GOAL: Write out the entries below exactly, starting at the first line and stopping after the line that contains "fig = plt.figure(figsize=(W"; skip all pictures.

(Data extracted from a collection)

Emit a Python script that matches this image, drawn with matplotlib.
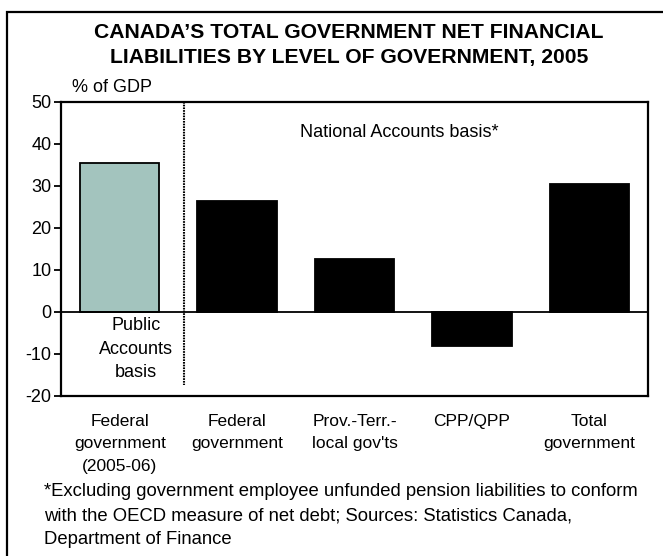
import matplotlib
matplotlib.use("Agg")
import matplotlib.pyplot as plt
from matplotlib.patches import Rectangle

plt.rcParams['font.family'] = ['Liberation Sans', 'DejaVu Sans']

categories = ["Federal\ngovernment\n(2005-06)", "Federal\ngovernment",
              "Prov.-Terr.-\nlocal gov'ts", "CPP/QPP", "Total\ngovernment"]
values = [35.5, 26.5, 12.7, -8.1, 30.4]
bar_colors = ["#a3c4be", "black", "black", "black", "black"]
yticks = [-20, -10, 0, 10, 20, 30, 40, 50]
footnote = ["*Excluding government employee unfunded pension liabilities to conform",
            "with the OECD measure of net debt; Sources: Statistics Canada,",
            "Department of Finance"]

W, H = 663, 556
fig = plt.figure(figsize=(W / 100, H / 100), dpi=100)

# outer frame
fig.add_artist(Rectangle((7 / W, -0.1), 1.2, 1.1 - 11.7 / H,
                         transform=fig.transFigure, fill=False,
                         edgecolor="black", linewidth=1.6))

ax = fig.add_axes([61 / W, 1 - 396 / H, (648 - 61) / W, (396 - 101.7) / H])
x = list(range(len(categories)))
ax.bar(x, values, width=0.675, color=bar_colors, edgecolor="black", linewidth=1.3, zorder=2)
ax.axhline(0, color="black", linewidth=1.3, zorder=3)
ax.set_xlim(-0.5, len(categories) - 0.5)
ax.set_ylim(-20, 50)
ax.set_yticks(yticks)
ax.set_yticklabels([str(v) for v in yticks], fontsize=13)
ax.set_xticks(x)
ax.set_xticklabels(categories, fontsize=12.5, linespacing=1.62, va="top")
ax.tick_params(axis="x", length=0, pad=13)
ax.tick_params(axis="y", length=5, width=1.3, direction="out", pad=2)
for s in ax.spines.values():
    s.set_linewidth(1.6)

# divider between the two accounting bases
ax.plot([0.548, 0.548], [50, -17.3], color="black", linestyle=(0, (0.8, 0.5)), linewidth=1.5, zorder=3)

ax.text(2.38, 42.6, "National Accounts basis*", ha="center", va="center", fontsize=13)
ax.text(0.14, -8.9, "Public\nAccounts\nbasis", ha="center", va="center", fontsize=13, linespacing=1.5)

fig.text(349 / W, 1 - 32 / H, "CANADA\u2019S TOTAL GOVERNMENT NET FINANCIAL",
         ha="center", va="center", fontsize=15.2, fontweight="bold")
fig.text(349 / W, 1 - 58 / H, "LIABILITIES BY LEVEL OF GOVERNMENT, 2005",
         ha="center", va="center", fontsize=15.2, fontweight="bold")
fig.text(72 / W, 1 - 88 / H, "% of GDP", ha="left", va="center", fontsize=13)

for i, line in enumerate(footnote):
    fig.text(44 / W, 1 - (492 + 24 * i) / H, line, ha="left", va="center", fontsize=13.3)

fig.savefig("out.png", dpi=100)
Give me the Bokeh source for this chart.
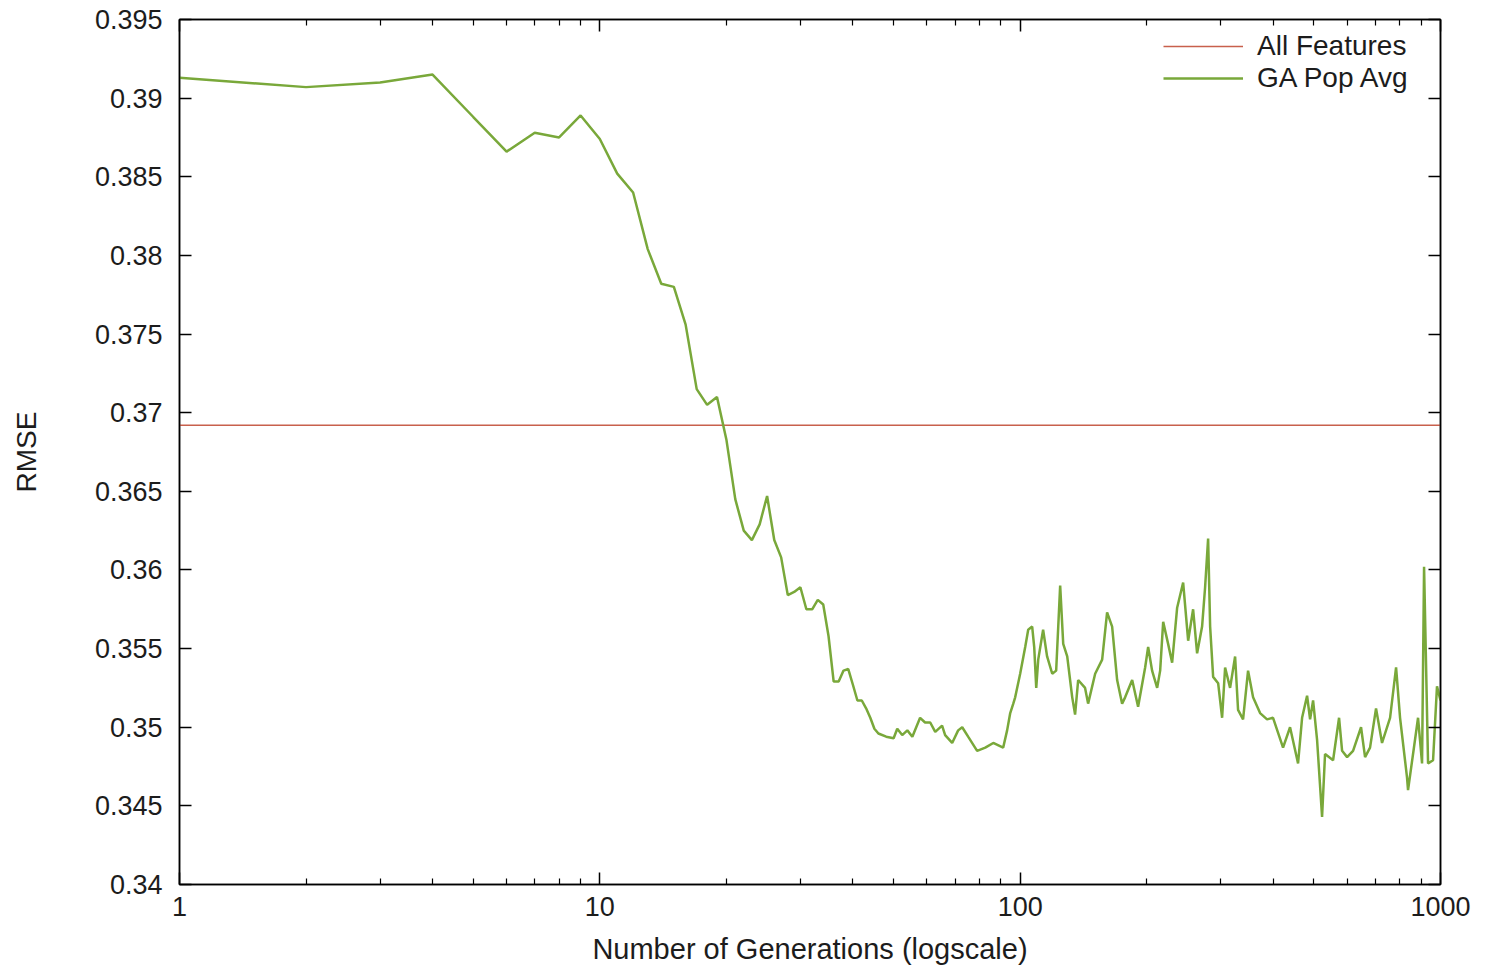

CORRECT RESULT:
Emit a Python script that matches this image, drawn with matplotlib.
import matplotlib
matplotlib.use("Agg")
import matplotlib.pyplot as plt
from matplotlib.patches import Rectangle

plt.rcParams['font.family'] = ['Liberation Sans', 'DejaVu Sans']

categories = ["Federal\ngovernment\n(2005-06)", "Federal\ngovernment",
              "Prov.-Terr.-\nlocal gov'ts", "CPP/QPP", "Total\ngovernment"]
values = [35.5, 26.5, 12.7, -8.1, 30.4]
bar_colors = ["#a3c4be", "black", "black", "black", "black"]
yticks = [-20, -10, 0, 10, 20, 30, 40, 50]
footnote = ["*Excluding government employee unfunded pension liabilities to conform",
            "with the OECD measure of net debt; Sources: Statistics Canada,",
            "Department of Finance"]

W, H = 663, 556
fig = plt.figure(figsize=(W / 100, H / 100), dpi=100)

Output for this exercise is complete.